• What you are asked to do:
Pictures stay out of the copy; restate everything else in the material exactly.

• Given information:

>> Start

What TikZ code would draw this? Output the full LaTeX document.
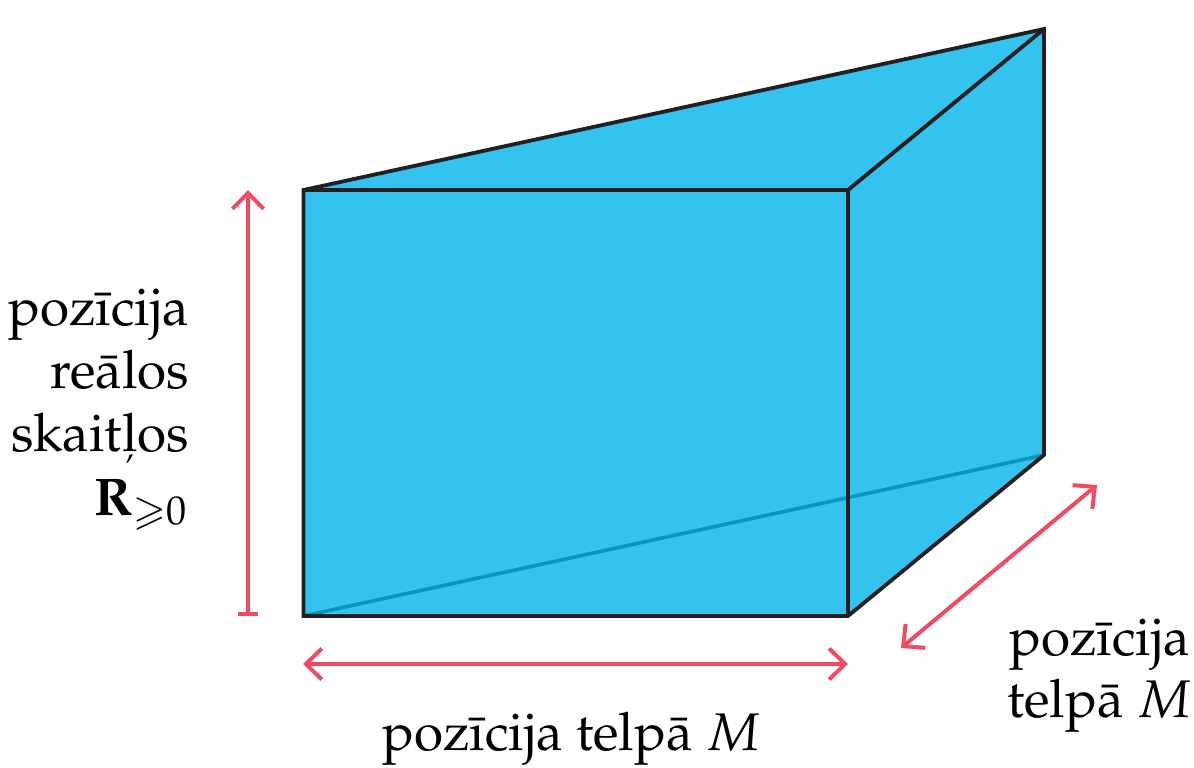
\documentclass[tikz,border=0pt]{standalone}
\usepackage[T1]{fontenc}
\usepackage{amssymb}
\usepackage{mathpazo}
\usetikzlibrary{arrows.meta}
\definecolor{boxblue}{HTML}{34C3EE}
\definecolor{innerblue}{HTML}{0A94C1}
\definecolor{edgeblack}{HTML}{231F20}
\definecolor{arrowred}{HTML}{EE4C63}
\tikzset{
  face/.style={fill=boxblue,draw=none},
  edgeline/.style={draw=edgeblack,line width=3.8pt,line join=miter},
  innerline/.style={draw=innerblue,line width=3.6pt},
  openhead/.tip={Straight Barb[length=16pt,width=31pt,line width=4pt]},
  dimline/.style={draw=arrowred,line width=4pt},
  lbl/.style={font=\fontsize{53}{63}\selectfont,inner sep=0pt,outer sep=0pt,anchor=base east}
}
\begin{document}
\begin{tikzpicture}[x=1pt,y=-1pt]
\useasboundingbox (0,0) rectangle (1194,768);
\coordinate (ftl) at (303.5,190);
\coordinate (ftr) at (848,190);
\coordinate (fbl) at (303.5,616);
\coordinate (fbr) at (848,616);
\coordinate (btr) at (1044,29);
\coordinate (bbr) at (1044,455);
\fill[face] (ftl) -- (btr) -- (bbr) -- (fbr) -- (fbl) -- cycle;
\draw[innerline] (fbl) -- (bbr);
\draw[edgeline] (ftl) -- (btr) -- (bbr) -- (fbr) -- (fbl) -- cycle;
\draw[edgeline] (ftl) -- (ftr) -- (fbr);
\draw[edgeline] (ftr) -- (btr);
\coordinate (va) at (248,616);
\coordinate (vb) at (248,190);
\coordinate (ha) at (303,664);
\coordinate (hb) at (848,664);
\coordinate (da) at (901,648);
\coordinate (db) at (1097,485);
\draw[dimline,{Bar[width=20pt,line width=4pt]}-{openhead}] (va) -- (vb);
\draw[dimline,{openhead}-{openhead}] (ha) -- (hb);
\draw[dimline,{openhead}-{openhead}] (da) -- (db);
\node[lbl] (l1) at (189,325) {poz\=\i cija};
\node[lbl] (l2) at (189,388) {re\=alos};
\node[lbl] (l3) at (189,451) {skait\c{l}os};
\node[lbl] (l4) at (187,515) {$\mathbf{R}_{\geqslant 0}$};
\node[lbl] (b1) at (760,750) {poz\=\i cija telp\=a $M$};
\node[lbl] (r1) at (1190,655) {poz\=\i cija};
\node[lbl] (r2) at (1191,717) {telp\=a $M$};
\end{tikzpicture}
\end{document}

>> End

• Expected answer:
What TikZ code would draw this? Output the full LaTeX document.
\documentclass[tikz,border=0pt]{standalone}
\usepackage[T1]{fontenc}
\usepackage{amssymb}
\usepackage{mathpazo}
\usetikzlibrary{arrows.meta}
\definecolor{boxblue}{HTML}{34C3EE}
\definecolor{innerblue}{HTML}{0A94C1}
\definecolor{edgeblack}{HTML}{231F20}
\definecolor{arrowred}{HTML}{EE4C63}
\tikzset{
  face/.style={fill=boxblue,draw=none},
  edgeline/.style={draw=edgeblack,line width=3.8pt,line join=miter},
  innerline/.style={draw=innerblue,line width=3.6pt},
  openhead/.tip={Straight Barb[length=16pt,width=31pt,line width=4pt]},
  dimline/.style={draw=arrowred,line width=4pt},
  lbl/.style={font=\fontsize{53}{63}\selectfont,inner sep=0pt,outer sep=0pt,anchor=base east}
}
\begin{document}
\begin{tikzpicture}[x=1pt,y=-1pt]
\useasboundingbox (0,0) rectangle (1194,768);
\coordinate (ftl) at (303.5,190);
\coordinate (ftr) at (848,190);
\coordinate (fbl) at (303.5,616);
\coordinate (fbr) at (848,616);
\coordinate (btr) at (1044,29);
\coordinate (bbr) at (1044,455);
\fill[face] (ftl) -- (btr) -- (bbr) -- (fbr) -- (fbl) -- cycle;
\draw[innerline] (fbl) -- (bbr);
\draw[edgeline] (ftl) -- (btr) -- (bbr) -- (fbr) -- (fbl) -- cycle;
\draw[edgeline] (ftl) -- (ftr) -- (fbr);
\draw[edgeline] (ftr) -- (btr);
\coordinate (va) at (248,616);
\coordinate (vb) at (248,190);
\coordinate (ha) at (303,664);
\coordinate (hb) at (848,664);
\coordinate (da) at (901,648);
\coordinate (db) at (1097,485);
\draw[dimline,{Bar[width=20pt,line width=4pt]}-{openhead}] (va) -- (vb);
\draw[dimline,{openhead}-{openhead}] (ha) -- (hb);
\draw[dimline,{openhead}-{openhead}] (da) -- (db);
\node[lbl] (l1) at (189,325) {poz\=\i cija};
\node[lbl] (l2) at (189,388) {re\=alos};
\node[lbl] (l3) at (189,451) {skait\c{l}os};
\node[lbl] (l4) at (187,515) {$\mathbf{R}_{\geqslant 0}$};
\node[lbl] (b1) at (760,750) {poz\=\i cija telp\=a $M$};
\node[lbl] (r1) at (1190,655) {poz\=\i cija};
\node[lbl] (r2) at (1191,717) {telp\=a $M$};
\end{tikzpicture}
\end{document}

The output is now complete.